The way women have come out of what is probably the only reshuffle of substance in this parliament demonstrates beyond doubt that the brief Cameron dalliance with a different way of doing politics is over. The word around Westminster is that the duopoly – Cameron and his chancellor George Osborne – decided they needed to spread the burden: that is, they wanted more big hitters around them, men with loud voices who'd see off the opposition in the Commons without straining their vocal cords, and then go out and stand up to Jeremy Paxman and Adam Boulton in the TV studios at night. This is politics as conflict, and it is a potentially disastrous way to go.

Less than a year ago, Downing Street was sounding deeply worried about the collapse in support among female voters. The graph mirrored the progress of welfare cuts and the sharp rise in female unemployment. It was reported that an analyst was to be brought in to advise on women-friendly policies, and women MPs were to be asked to approve initiatives. But it was all window dressing.

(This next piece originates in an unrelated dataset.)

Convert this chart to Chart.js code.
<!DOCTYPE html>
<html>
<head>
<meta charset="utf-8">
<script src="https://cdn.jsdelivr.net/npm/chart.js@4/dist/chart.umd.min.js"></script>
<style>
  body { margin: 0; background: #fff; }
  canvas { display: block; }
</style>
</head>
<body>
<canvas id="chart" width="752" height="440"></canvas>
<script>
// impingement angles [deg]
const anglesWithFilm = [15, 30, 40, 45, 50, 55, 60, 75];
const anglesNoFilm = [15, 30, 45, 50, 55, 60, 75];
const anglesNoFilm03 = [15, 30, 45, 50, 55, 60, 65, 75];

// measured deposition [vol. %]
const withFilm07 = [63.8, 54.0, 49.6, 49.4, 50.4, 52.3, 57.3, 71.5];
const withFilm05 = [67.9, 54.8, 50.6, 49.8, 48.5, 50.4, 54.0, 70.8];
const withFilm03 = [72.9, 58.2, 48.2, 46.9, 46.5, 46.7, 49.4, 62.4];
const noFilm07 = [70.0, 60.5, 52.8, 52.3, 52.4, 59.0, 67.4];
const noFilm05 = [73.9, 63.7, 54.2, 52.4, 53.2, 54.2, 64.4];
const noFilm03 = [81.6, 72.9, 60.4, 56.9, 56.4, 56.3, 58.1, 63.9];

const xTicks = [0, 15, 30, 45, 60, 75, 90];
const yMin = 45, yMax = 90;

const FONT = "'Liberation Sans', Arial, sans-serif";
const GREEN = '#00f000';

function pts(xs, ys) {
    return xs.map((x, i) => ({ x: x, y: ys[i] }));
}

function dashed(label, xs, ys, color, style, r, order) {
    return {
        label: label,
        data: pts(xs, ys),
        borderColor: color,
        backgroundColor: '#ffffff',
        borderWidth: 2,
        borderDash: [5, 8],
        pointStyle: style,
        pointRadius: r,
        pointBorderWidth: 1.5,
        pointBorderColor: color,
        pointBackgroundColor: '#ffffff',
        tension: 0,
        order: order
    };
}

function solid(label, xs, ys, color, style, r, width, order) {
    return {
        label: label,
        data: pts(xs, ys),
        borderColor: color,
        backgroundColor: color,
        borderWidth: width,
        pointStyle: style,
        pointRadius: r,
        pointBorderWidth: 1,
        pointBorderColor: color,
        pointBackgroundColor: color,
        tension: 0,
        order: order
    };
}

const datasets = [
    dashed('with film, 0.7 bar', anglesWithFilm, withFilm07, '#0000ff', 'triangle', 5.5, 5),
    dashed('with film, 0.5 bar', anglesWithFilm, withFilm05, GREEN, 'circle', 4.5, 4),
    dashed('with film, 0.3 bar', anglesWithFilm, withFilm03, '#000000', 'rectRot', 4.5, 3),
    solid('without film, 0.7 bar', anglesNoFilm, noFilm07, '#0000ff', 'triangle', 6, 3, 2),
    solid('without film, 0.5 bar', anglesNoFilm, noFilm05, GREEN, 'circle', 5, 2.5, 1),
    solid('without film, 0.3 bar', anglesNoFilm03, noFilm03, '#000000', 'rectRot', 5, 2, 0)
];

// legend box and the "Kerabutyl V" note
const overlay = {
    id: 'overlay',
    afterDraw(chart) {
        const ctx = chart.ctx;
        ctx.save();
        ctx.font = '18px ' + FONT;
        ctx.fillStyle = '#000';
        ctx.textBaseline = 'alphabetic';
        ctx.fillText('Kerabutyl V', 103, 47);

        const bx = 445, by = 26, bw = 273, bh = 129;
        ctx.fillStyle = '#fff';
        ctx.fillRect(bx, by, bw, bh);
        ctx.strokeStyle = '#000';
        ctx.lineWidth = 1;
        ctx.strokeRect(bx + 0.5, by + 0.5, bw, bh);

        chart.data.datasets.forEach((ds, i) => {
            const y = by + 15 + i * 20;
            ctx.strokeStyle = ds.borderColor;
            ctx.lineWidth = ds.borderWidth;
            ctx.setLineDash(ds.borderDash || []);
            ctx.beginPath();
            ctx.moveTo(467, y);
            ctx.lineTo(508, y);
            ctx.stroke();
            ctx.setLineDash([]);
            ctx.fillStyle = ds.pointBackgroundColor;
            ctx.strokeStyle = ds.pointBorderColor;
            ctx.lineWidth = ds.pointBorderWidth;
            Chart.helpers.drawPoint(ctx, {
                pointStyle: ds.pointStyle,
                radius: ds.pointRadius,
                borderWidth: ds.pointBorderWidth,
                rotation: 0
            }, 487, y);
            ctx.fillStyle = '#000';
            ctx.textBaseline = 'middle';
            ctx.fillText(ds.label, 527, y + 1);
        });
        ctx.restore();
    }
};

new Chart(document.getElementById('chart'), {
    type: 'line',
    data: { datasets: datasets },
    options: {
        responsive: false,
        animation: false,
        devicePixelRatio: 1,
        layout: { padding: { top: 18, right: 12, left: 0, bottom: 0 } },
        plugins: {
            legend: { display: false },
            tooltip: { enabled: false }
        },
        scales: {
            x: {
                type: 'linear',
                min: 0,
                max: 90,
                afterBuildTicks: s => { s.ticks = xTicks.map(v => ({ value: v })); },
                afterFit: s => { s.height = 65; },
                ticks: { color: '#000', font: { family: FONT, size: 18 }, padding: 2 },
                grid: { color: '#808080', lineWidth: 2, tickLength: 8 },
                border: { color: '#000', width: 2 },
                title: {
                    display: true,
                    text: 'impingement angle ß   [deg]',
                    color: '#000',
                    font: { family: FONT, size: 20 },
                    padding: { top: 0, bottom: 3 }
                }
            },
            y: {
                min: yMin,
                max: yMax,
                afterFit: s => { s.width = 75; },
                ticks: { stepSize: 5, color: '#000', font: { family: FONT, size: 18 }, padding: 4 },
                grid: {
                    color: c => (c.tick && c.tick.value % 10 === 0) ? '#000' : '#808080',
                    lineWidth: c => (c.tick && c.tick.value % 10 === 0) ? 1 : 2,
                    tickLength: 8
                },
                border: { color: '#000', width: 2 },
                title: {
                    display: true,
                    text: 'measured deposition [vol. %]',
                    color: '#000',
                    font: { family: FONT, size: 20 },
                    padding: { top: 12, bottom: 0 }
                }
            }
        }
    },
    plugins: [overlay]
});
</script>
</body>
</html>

Having women in this cabinet may only make a difference to policy at the margins: they are, after all, Conservative politicians, and the capacity of any minister running his or her own department to be well-enough briefed on another department's agenda to argue effectively on the details is severely limited. But the different experiences women bring to such discussions, as companies increasingly confirm, can strengthen and steady decision making.

The irony is that few Tory women will be complaining about the reshuffle and the reneging on a commitment to have a cabinet that is a third female by the next election. They argue that targets reduce women to a single dimension. They bitterly resent looking like the beneficiaries of tokenism. They are right: it is time commentators talked in terms of reducing the number of incompetent men, the ones in government because they are close to a defeated leadership candidate or because they represent one of the wilder factions of the Conservative party's broad church. Yes, men are tokens too. That's what representative democracy is about.

David Cameron knows that. That's why, in order to overhaul the party image, he instituted the A list and used it to bring in to parliament young, able people, often women, sometimes black and minority ethnic, people the white, elderly constituency parties wouldn't consider (which is why the smart and feisty Sayeeda Warsi was a brave but doomed appointment as party chair). Some of these will get their toes on the rungs of power in the next 24 hours as the junior ministerial roles are filled. But the lurch back to traditional big willy politics that the reshuffle augurs may send more of them back out into the real world. And it won't reassure a single female voter either.